US drilling chief says flawed applications behind slow permits

Washington (Platts)--13Sep2011/1133 am EDT/1533 GMT


The chief US regulator for offshore drilling Tuesday dismissed complaints about slow permitting and said the oil and natural gas industry "needs to step up its game if it is genuinely interested in a more efficient process."

Michael Bromwich, director of the Bureau of Ocean Energy Management, Regulation and Enforcement, called "flawed and incomplete applications" a significant source of permitting delays. He said the drillers need to stop turning in applications that use "cookie-cutter templates" or that lack information about subsea containment after potential blowouts.

"This is unacceptable, and we will obviously not approve an application with such blatant errors," he said. "We are not talking about simple typographical errors.
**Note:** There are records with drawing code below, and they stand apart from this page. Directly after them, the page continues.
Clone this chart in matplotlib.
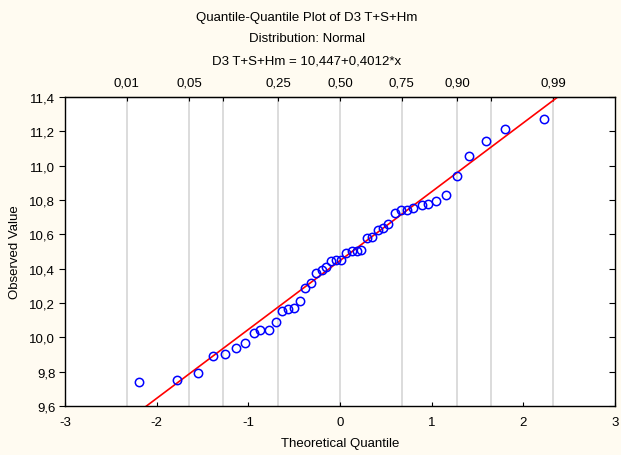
import matplotlib
matplotlib.use("Agg")
from matplotlib import pyplot as plt
from matplotlib.ticker import FuncFormatter

theo_q = [-2.19, -1.78, -1.55, -1.39, -1.25, -1.13, -1.04, -0.94, -0.87, -0.78,
          -0.70, -0.63, -0.57, -0.50, -0.44, -0.38, -0.32, -0.26, -0.20, -0.15,
          -0.10, -0.04, 0.01, 0.07, 0.13, 0.18, 0.23, 0.29, 0.35, 0.41,
          0.47, 0.52, 0.60, 0.66, 0.73, 0.80, 0.89, 0.96, 1.05, 1.16,
          1.28, 1.41, 1.59, 1.80, 2.22]
observed = [9.737, 9.754, 9.791, 9.894, 9.901, 9.940, 9.965, 10.026, 10.040, 10.040,
            10.088, 10.156, 10.163, 10.172, 10.212, 10.289, 10.318, 10.374, 10.395, 10.412,
            10.443, 10.453, 10.451, 10.490, 10.500, 10.500, 10.507, 10.577, 10.583, 10.623,
            10.639, 10.660, 10.724, 10.739, 10.739, 10.755, 10.768, 10.778, 10.794, 10.831,
            10.939, 11.057, 11.141, 11.212, 11.274]

intercept = 10.447
slope = 0.4012

# probability scale on top: normal quantiles of these probabilities
prob_z = [-2.326, -1.645, -1.2816, -0.6745, 0.0, 0.6745, 1.2816, 1.645, 2.326]
prob_labels = ["0,01", "0,05", "", "0,25", "0,50", "0,75", "0,90", "", "0,99"]

plt.rcParams['font.family'] = ['Liberation Sans', 'DejaVu Sans']
fs = 9.5

bg = '#FFFBF1'
fig = plt.figure(figsize=(6.21, 4.56), dpi=100, facecolor=bg)
ax = fig.add_axes([65 / 621, 49 / 456, 550 / 621, 309 / 456])
ax.set_facecolor('white')

for z in prob_z:
    ax.axvline(z, color='#D9D9D9', lw=1.3, zorder=0)

xs = [-3, 3]
ax.plot(xs, [intercept + slope * v for v in xs], color='#FF0000', lw=1.2, zorder=2)
ax.plot(theo_q, observed, 'o', mfc='none', mec='#0000FF', ms=6, mew=1.1, zorder=3)

ax.set_xlim(-3, 3)
ax.set_ylim(9.6, 11.4)
ax.set_xticks(range(-3, 4))
ax.set_yticks([9.6 + 0.2 * i for i in range(10)])
ax.yaxis.set_major_formatter(FuncFormatter(lambda v, p: f"{v:.1f}".replace('.', ',')))
ax.xaxis.set_major_formatter(FuncFormatter(lambda v, p: f"{v:.0f}"))

ax.tick_params(axis='x', direction='in', length=3, pad=7, labelsize=fs)
ax.tick_params(axis='y', direction='out', length=4, pad=3, labelsize=fs)
ax.tick_params(axis='y', which='both', right=True, labelright=False)
for t in ax.yaxis.get_ticklines()[1::2]:
    t.set_marker(matplotlib.lines.TICKLEFT)

top = ax.secondary_xaxis('top')
top.set_xticks(prob_z)
top.set_xticklabels(prob_labels)
top.tick_params(direction='in', length=3, pad=6, labelsize=fs)

for s in ax.spines.values():
    s.set_linewidth(1.0)

ax.set_xlabel("Theoretical Quantile", fontsize=fs, labelpad=7)
ax.set_ylabel("Observed Value", fontsize=fs, labelpad=6)

tx = 307 / 621
fig.text(tx, 1 - 18 / 456, "Quantile-Quantile Plot of D3 T+S+Hm", ha='center', va='center', fontsize=fs)
fig.text(tx, 1 - 39 / 456, "Distribution: Normal", ha='center', va='center', fontsize=fs)
fig.text(tx, 1 - 61 / 456, "D3 T+S+Hm = 10,447+0,4012*x", ha='center', va='center', fontsize=fs)

fig.savefig("out.png", dpi=100, facecolor=bg)
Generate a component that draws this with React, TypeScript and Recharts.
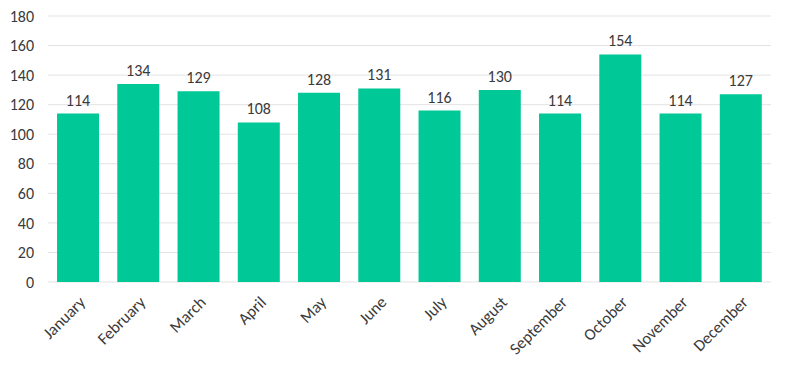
import { Bar, BarChart, CartesianGrid, LabelList, XAxis, YAxis } from "recharts";

const months = [
  "January",
  "February",
  "March",
  "April",
  "May",
  "June",
  "July",
  "August",
  "September",
  "October",
  "November",
  "December",
];
const values = [114, 134, 129, 108, 128, 131, 116, 130, 114, 154, 114, 127];
const yTicks = [0, 20, 40, 60, 80, 100, 120, 140, 160, 180];

const data = months.map((m, i) => ({ month: m, value: values[i] }));

const font = "Carlito, Calibri, 'Open Sans', sans-serif";

const App = () => {
  return (
    <div style={{ position: "absolute", left: 0, top: 0, background: "#fff" }}>
      <BarChart
        width={788}
        height={369}
        data={data}
        margin={{ top: 16, right: 17, left: 0, bottom: 0 }}
        barCategoryGap="15%"
      >
        <CartesianGrid stroke="#e3e3e3" vertical={false} />
        <XAxis
          dataKey="month"
          height={87}
          axisLine={false}
          tickLine={false}
          interval={0}
          angle={-45}
          textAnchor="end"
          tickMargin={7}
          tick={{ fontSize: 16.5, fill: "#3a3a3a", fontFamily: font }}
        />
        <YAxis
          width={48}
          domain={[0, 180]}
          ticks={yTicks}
          axisLine={false}
          tickLine={false}
          tickMargin={8}
          tick={{ fontSize: 16, fill: "#3a3a3a", fontFamily: font }}
        />
        <Bar dataKey="value" fill="#00c896" isAnimationActive={false}>
          <LabelList
            dataKey="value"
            position="top"
            offset={8}
            style={{ fontSize: 16, fill: "#3a3a3a", fontFamily: font }}
          />
        </Bar>
      </BarChart>
    </div>
  );
};

export default App;
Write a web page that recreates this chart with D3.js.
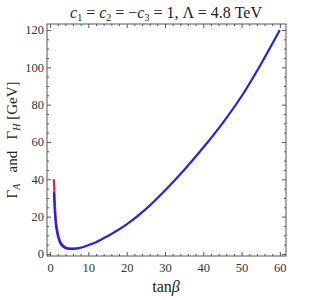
<!DOCTYPE html>
<html>
<head>
<meta charset="utf-8">
<script src="https://cdn.jsdelivr.net/npm/d3@7"></script>
<style>
  body { margin: 0; background: #fff; }
  svg text { font-family: "Liberation Serif", "DejaVu Serif", serif; white-space: pre; }
</style>
</head>
<body>
<script>
// valores
var tanBeta  = [1, 1.2, 1.5, 2, 2.5, 3, 4, 5, 6, 7, 8, 10, 12, 15, 20, 25, 30, 35, 40, 45, 50, 55, 60];
var gammaH   = [33, 24, 16, 10, 6.5, 4.8, 3.2, 2.7, 2.7, 2.9, 3.3, 4.7, 6.3, 9.5, 15.8, 24, 34, 45, 57, 70, 84.5, 101.5, 120];
var tanBetaA = [1, 1.2, 1.5, 2, 2.5, 3, 4, 5, 6, 7, 8];
var gammaA   = [40, 29, 19, 11.5, 7.5, 5.5, 3.6, 3.0, 2.9, 3.0, 3.35];
var xTicks = [0, 10, 20, 30, 40, 50, 60];
var yTicks = [0, 20, 40, 60, 80, 100, 120];

var width = 311, height = 300;
var frame = {left: 47, right: 286, top: 24, bottom: 256};

var svg = d3.select("body").append("svg")
    .attr("width", width)
    .attr("height", height);

var x = d3.scaleLinear().domain([-0.8, 61.6]).range([frame.left, frame.right]);
var y = d3.scaleLinear().domain([-1.1, 123.2]).range([frame.bottom, frame.top]);

var minorX = d3.range(0, 62, 2).filter(d => d % 10 != 0);
var minorY = d3.range(0, 124, 5).filter(d => d % 20 != 0);

// ejes (ticks hacia dentro, estilo Mathematica)
function styleAxis(g) {
  g.select(".domain").remove();
  g.selectAll("line").attr("stroke", "#555");
  g.selectAll("text").attr("fill", "#333").attr("font-size", 12.5);
}

svg.append("g").attr("transform", "translate(0," + frame.bottom + ")")
  .call(d3.axisBottom(x).tickValues(xTicks).tickSize(-4).tickPadding(7)).call(styleAxis);
svg.append("g").attr("transform", "translate(0," + frame.bottom + ")")
  .call(d3.axisBottom(x).tickValues(minorX).tickSize(-2).tickFormat("")).call(styleAxis);
svg.append("g").attr("transform", "translate(0," + frame.top + ")")
  .call(d3.axisTop(x).tickValues(xTicks).tickSize(-4).tickFormat("")).call(styleAxis);
svg.append("g").attr("transform", "translate(0," + frame.top + ")")
  .call(d3.axisTop(x).tickValues(minorX).tickSize(-2).tickFormat("")).call(styleAxis);

svg.append("g").attr("transform", "translate(" + frame.left + ",0)")
  .call(d3.axisLeft(y).tickValues(yTicks).tickSize(-4).tickPadding(3)).call(styleAxis);
svg.append("g").attr("transform", "translate(" + frame.left + ",0)")
  .call(d3.axisLeft(y).tickValues(minorY).tickSize(-2).tickFormat("")).call(styleAxis);
svg.append("g").attr("transform", "translate(" + frame.right + ",0)")
  .call(d3.axisRight(y).tickValues(yTicks).tickSize(-4).tickFormat("")).call(styleAxis);
svg.append("g").attr("transform", "translate(" + frame.right + ",0)")
  .call(d3.axisRight(y).tickValues(minorY).tickSize(-2).tickFormat("")).call(styleAxis);

// marco
svg.append("rect")
  .attr("x", frame.left).attr("y", frame.top)
  .attr("width", frame.right - frame.left).attr("height", frame.bottom - frame.top)
  .attr("fill", "none").attr("stroke", "#555").attr("stroke-width", 1);

// curvas
var line = d3.line().x(d => x(d[0])).y(d => y(d[1])).curve(d3.curveMonotoneX);

svg.append("path")
  .datum(tanBetaA.map((t, i) => [t, gammaA[i]]))
  .attr("d", line).attr("fill", "none")
  .attr("stroke", "#ff1a1a").attr("stroke-width", 2.2);

svg.append("path")
  .datum(tanBeta.map((t, i) => [t, gammaH[i]]))
  .attr("d", line).attr("fill", "none")
  .attr("stroke", "#2222ee").attr("stroke-width", 2.2);

// títulos
var title = svg.append("text")
  .attr("x", 166).attr("y", 18)
  .attr("text-anchor", "middle").attr("font-size", 16).attr("fill", "#222");
title.append("tspan").attr("font-style", "italic").text("c");
title.append("tspan").attr("font-size", 10).attr("dy", 3).text("1");
title.append("tspan").attr("dy", -3).text(" = ");
title.append("tspan").attr("font-style", "italic").text("c");
title.append("tspan").attr("font-size", 10).attr("dy", 3).text("2");
title.append("tspan").attr("dy", -3).text(" = \u2212");
title.append("tspan").attr("font-style", "italic").text("c");
title.append("tspan").attr("font-size", 10).attr("dy", 3).text("3");
title.append("tspan").attr("dy", -3).text(" = 1, \u039B = 4.8 TeV");

svg.append("text")
  .attr("x", 166).attr("y", 292)
  .attr("text-anchor", "middle").attr("font-size", 16).attr("fill", "#222")
  .call(t => {
    t.append("tspan").text("tan");
    t.append("tspan").attr("font-style", "italic").text("\u03B2");
  });

var ylab = svg.append("text")
  .attr("transform", "translate(17,140) rotate(-90)")
  .attr("text-anchor", "middle").attr("font-size", 15).attr("fill", "#222");
ylab.append("tspan").text("\u0393");
ylab.append("tspan").attr("font-size", 10).attr("font-style", "italic").attr("dy", 3).text("A");
ylab.append("tspan").attr("dy", -3).text("   and   \u0393");
ylab.append("tspan").attr("font-size", 10).attr("font-style", "italic").attr("dy", 3).text("H");
ylab.append("tspan").attr("dy", -3).text(" [GeV]");
</script>
</body>
</html>
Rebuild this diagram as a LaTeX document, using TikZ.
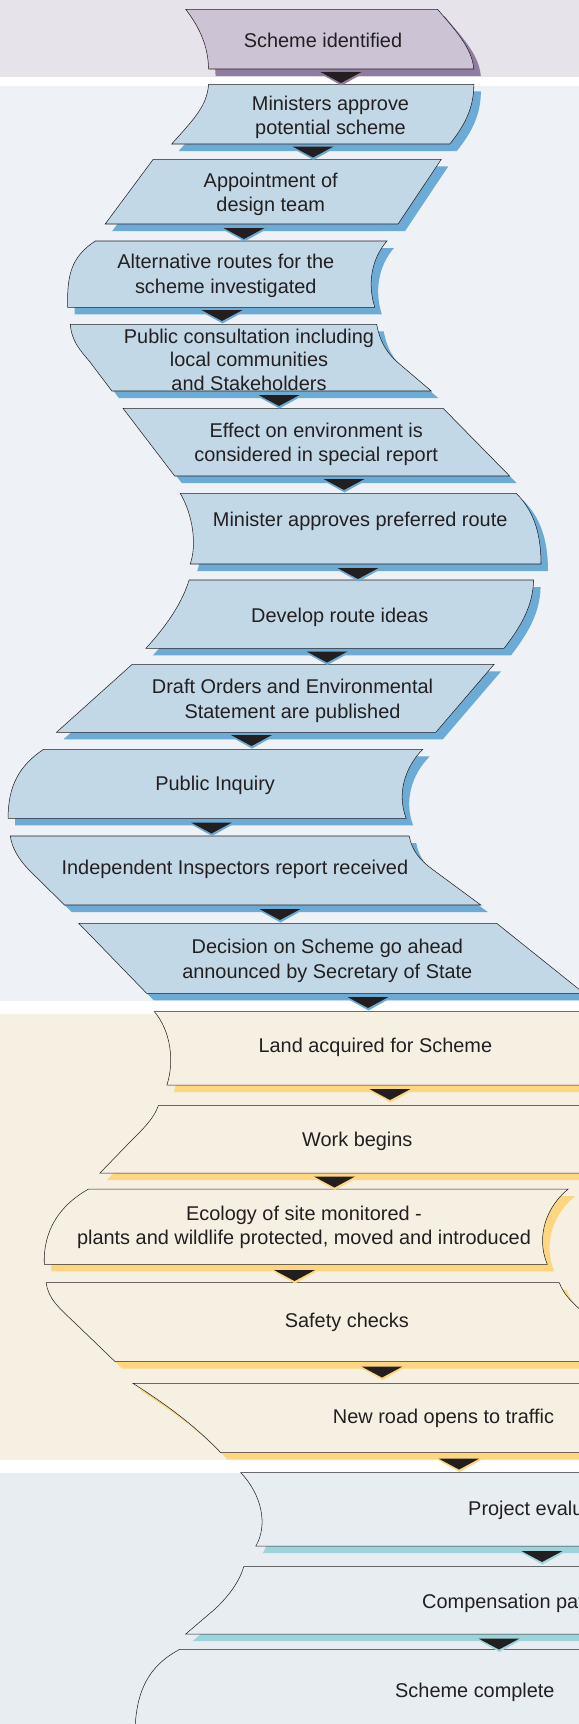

We are talking about applications with completely incorrect data, or that are missing key data, or that contain completely inconsistent data."

Bromwich made the comments during a speech at the Center for Strategic and International Studies in Washington to mark the October 1 completion of a regulatory overhaul after BP's Macondo disaster.

The BOEM was doing its best to help industry clear up confusion over new standards and to get them back to work in the Gulf of Mexico, he said.

Industry groups and politicians complaining about slow permits have supported their gripes with "flawed and frequently unstated methodologies" and by creating numbers "out of thin air," Bromwich said.

"I continue to be disappointed to see politically motivated, erroneous reports and commentaries, sponsored by various industry associations and groups, criticizing the bureau for allegedly 'slow-walking' permits and plans," he said. "That is a phrase we see repeated over and over again, and it is simply not true."

In the deepwater Gulf of Mexico, the agency has approved permits for 40 unique wells requiring subsea containment. Another 12 deepwater permits are pending, and 23 applications were returned to operators needing more information.

"The simple fact is, we are reviewing and approving permits as expeditiously as we can given our current resources," Bromwich said.

CHEVRON CEO'S COMMENTS

BOEM employees have spent more than 1,350 hours of overtime reviewing plans and permits in the past six months, he added.

"In light of that, it is unfair and inappropriate to accuse this bureau of 'slow-walking' anything," he said.

Bromwich said he was pleased by Chevron CEO John Watson's comments Wednesday that BOEM was not slow-walking permits. Rather, Watson said he believes the backlog in deepwater permits is due to regulators not having enough manpower to process the increased amount of information required since enacting the tougher standards.

"I know the BOEM has taken criticism," Watson said. "They are working very hard to process" the permits. "The bar has been raised. We need to fund that agency."

Bromwich called it the first time the head of a major oil and gas company defended his agency on the permitting pace.

"It was about time that we heard an oil company executive say publicly what many had been saying privately to us for many months," he said. "We understand that operators would like the permitting process to move more quickly. But that's very different from suggesting that there have been concerted efforts to slow things down."